Y al mismo tiempo me asusta que me admiren. Porque genera la
admiración una expectativa dentro de mi alma que me tensa. Pongo sobre
mí la autoexigencia de no defraudar a nadie, de no ser piedra de
escándalo.
Con los dientes apretados lucho y corro por los caminos de la vida
intentando no fallar y llegar a todo. Lo hago con un gesto de rigidez
impuesto, en medio de mi cansancio. Sufro el miedo a defraudar. La
expectativa que tantos tienen y que puede que no obtengan lo esperado.
¿Qué carga pongo yo sobre los hombros de aquellos a los que admiro?
¿Qué carga han puesto algunos sobre mis hombros? Tal vez exijo una
perfección inalcanzable, una santidad intachable. O me la exigen. Porque
tienen expectativas sobre mi vida.
Es todo tan fútil. Vanidad de vanidades. Los años vuelan. El tiempo
se escapa entre los dedos. Temo exigir a otros y exigirme a mí mismo más
de lo posible. No puedo dejar de mirar a lo alto del cielo.

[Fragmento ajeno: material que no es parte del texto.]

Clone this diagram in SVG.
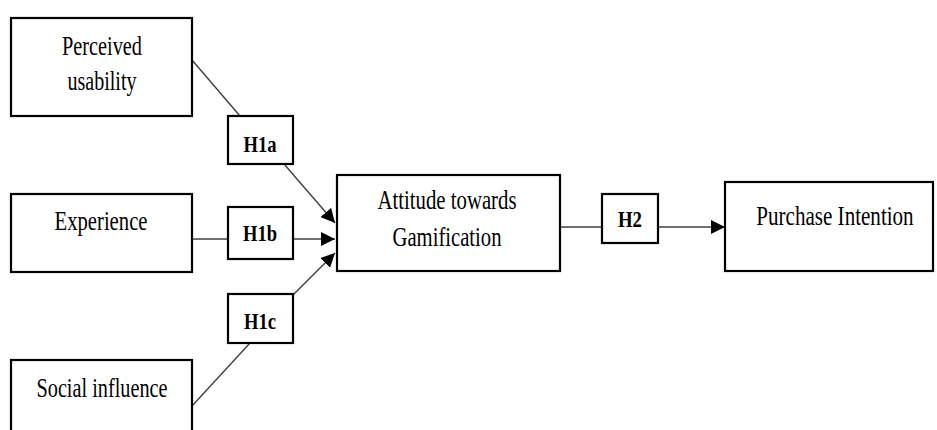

No puedo dejar de mirar a Jesús hecho niño que me recuerda que soy
barro. Sé que por mi piel puedo llegar a las estrellas. Necesito
aprender a poner siempre en Dios mi confianza. Ser como Jesús en medio
de la paz de una noche santa. La fragilidad humana es sólo el peldaño
que me conduce a lo alto. O el peldaño por el que baja Dios descalzo
para encontrarse conmigo.
No me quedo en el dedo que señala la luna. Miro más alto del dedo,
miro lo que señala. Creo en el poder de un Dios infinito reflejado en
rasgos humanos caducos, en medio de una cueva.
Y me admiro de que Dios puede hacer desde la pequeñez de mi vida
obras tan grandes. Me conmueve tanto poder tocando mis miembros
cansados. Puede hacer que mi voz obre milagros. Puede sanar con mis
manos tan torpes heridas hondas. Puede levantar con mis pocas fuerzas al
caído en medio del camino. Y puede hacer que mi sonrisa torpe dé
aliento a los que viven sin esperanza, son tantos.
Y yo temo dejarle actuar a Dios. Me asusta tanta cercanía en mi
carne. Se me olvida que es Él el que está detrás de todo lo que sueño y
espero. Sigo a muchos. Admiro a muchos. Pero sigo mirando en lo alto su
poder de Padre que me busca y abraza. Y lanza lazos humanos para que
suba alto, muy alto, a su regazo. Y no me quede en el dedo, en la vida, que lo señala a Él ante mis ojos.